India abstains from voting on UNHRC resolution against Lanka

Last Updated 27 March 2014, 15:46 IST
India for the first time today abstained from voting on an "intrusive" US-sponsored resolution against Sri Lanka at the UNHRC which adopted it by 23 votes in favour and sought an international inquiry into alleged war crimes in the last stages of conflict with the LTTE in 2009.

India along with 11 other countries abstained from voting while 12 other countries including Russia, China and Pakistan opposed the resolution.

In an explanation of vote by Permanent Representative of India to the UN Offices here, Dilip Sinha, said this resolution at the UN Human Rights Council imposes an "intrusive approach" of international investigative mechanism which was counterproductive apart from being "inconsistent and impractical".

This is for the first time India has abstained from the voting on the resolution - 'Promoting reconciliation, accountability and human rights in Sri Lanka'. All three times- 2009, 2012 and 2013 - India voted in favour of the resolutions.

He noted that unlike the resolutions in 2009, 2012 and 2013, this resolution asks the United Nations High Commissioner for Human Rights (OHCHR) to "investigate, assess and monitor" the alleged human rights violations in Sri Lanka during the last phases of the war with the Liberation Tigers of Tamil Eelam (LTTE) which was an "intrusive" approach that undermines national sovereignty.

"It has been India's firm belief that adopting an intrusive approach that undermines national sovereignty and institutions is counterproductive.

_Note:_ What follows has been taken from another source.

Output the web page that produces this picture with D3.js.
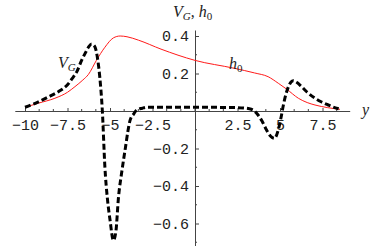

Any significant departure from the core principle of constructive international dialogue and cooperation has the potential to undermine efforts of Human Rights Council for promoting universal respect for the protection of human rights and fundamental freedoms,"  Sinha said.

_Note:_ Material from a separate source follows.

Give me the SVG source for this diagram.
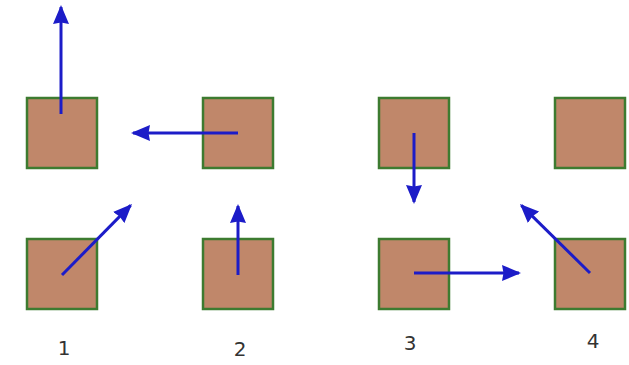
<svg xmlns="http://www.w3.org/2000/svg" width="629" height="365" viewBox="0 0 629 365">
<style>
.sq{fill:#c0876a;stroke:#3d7b30;stroke-width:2.5}
.ar{stroke:#1c1cc8;stroke-width:3;fill:none;marker-end:url(#ah)}
.lb{font-family:"DejaVu Sans",sans-serif;font-size:20px;fill:#333;text-anchor:middle}
</style>
<defs>
<marker id="ah" viewBox="0 0 19 16" refX="17" refY="8" markerWidth="19" markerHeight="16" markerUnits="userSpaceOnUse" orient="auto">
<path d="M0,0 L19,8 L0,16 L1.5,8 Z" fill="#1c1cc8"/>
</marker>
</defs>
<rect width="629" height="365" fill="#fff"/>
<g id="node-1a"><rect class="sq" x="27" y="98" width="70" height="70"/></g>
<g id="node-1b"><rect class="sq" x="203" y="98" width="70" height="70"/></g>
<g id="node-1c"><rect class="sq" x="27" y="239" width="70" height="70"/></g>
<g id="node-1d"><rect class="sq" x="203" y="239" width="70" height="70"/></g>
<g id="node-2a"><rect class="sq" x="379" y="98" width="70" height="70"/></g>
<g id="node-2b"><rect class="sq" x="555" y="98" width="70" height="70"/></g>
<g id="node-2c"><rect class="sq" x="379" y="239" width="70" height="70"/></g>
<g id="node-2d"><rect class="sq" x="555" y="239" width="70" height="70"/></g>
<g id="connectors">
<line class="ar" x1="61" y1="114" x2="61" y2="7"/>
<line class="ar" x1="238" y1="133" x2="133" y2="133"/>
<line class="ar" x1="62" y1="275" x2="130.6" y2="205.4"/>
<line class="ar" x1="238" y1="275" x2="238" y2="206"/>
<line class="ar" x1="414" y1="133" x2="414" y2="202"/>
<line class="ar" x1="414" y1="273" x2="519" y2="273"/>
<line class="ar" x1="590" y1="273" x2="521.4" y2="205.4"/>
</g>
<g id="labels">
<text class="lb" x="64" y="355">1</text>
<text class="lb" x="240" y="356">2</text>
<text class="lb" x="410" y="350">3</text>
<text class="lb" x="593" y="348">4</text>
</g>
</svg>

Moreover, any external investigative mechanism with an open-ended mandate to monitor national processes for protection of human rights in a country, was not reflective of the constructive approach of dialogue and cooperation envisaged by earlier UN General Assembly resolutions, he added.

"As the closest neighbour with thousands of years of relations with Sri Lanka, we cannot remain untouched by developments in that country. Since the end of the armed conflict, India remains engaged in a substantial way in the relief, resettlement, rehabilitation and reconstruction process in Sri Lanka," the explanation of India's vote said.

"We have extended substantial assistance to the Government of Sri Lanka in its efforts for resettlement of Internally Displaced Persons, de-mining, education, connectivity, livelihood restoration, economic revival, etc. This has contributed towards return of a modicum of normalcy to the Northern and Eastern provinces of Sri Lanka," it said. 

A UN report found up to 40,000 people may have been killed in the final phase of the nearly three decades-long war with the LTTE but the government disputes that figure.

The countries that abstained from voting along with India in the 47-nation body were Burkina Faso, Ethiopia, Gabon, India, Indonesia, Japan, Kazakhstan, Kuwait, Morocco, Namibia, Philippines and South Africa, the Colombo Page reported.

The countries that voted against the resolution are Algeria, China, Congo, Cuba, Kenya, Maldives, Pakistan, Russia, Saudi Arabia, UAE, Venezuela and Vietnam.

The countries that voted in favour of the resolution included France, Germany, Italy, Mexico, UK and the US.

"India has always been of the view that the end of the conflict in Sri Lanka provided a unique opportunity to pursue a lasting political settlement, acceptable to all communities in Sri Lanka, including the Tamils," the explanation given of India's vote said.

"India believes that this Council's efforts should contribute to a state's own efforts in the promotion and protection of human rights. We are strongly supportive of Sri Lanka's continued engagement with the OHCHR," it said.

The UNHRC resolution expressed deep concern at reported intimidation and retaliation against civil society members who engage with UN human rights mechanisms, including those who met with High Commissioner Navi Pillay during her visit to Colombo.

It expressed serious concern at the continuing reports of violations of human rights in Sri Lanka, including sexual and gender-based violence, enforced disappearances, extrajudicial killings, torture and violations of the rights to freedom of expression, association and peaceful assembly, threats to judicial independence and the rule of law, as well as intimidation of and reprisals against human rights defenders, members of civil society, lawyers and journalists.

The resolution expressed alarm at the significant surge in attacks against members of religious minority groups in Sri Lanka, including Hindus, Muslims and Christians.

It called upon the Sri Lankan government to fulfill its public commitments, including on the devolution of political authority, which is integral to reconciliation and the full enjoyment of human rights by all members of its population.

The resolution noted that the national plan of action does not adequately address all of the findings and constructive recommendations of the Lessons Learnt and Reconciliation Commission (LLRC).

It encouraged Sri Lanka to increase its dialogue and cooperation with the Office of the High Commissioner, including with regard to technical assistance.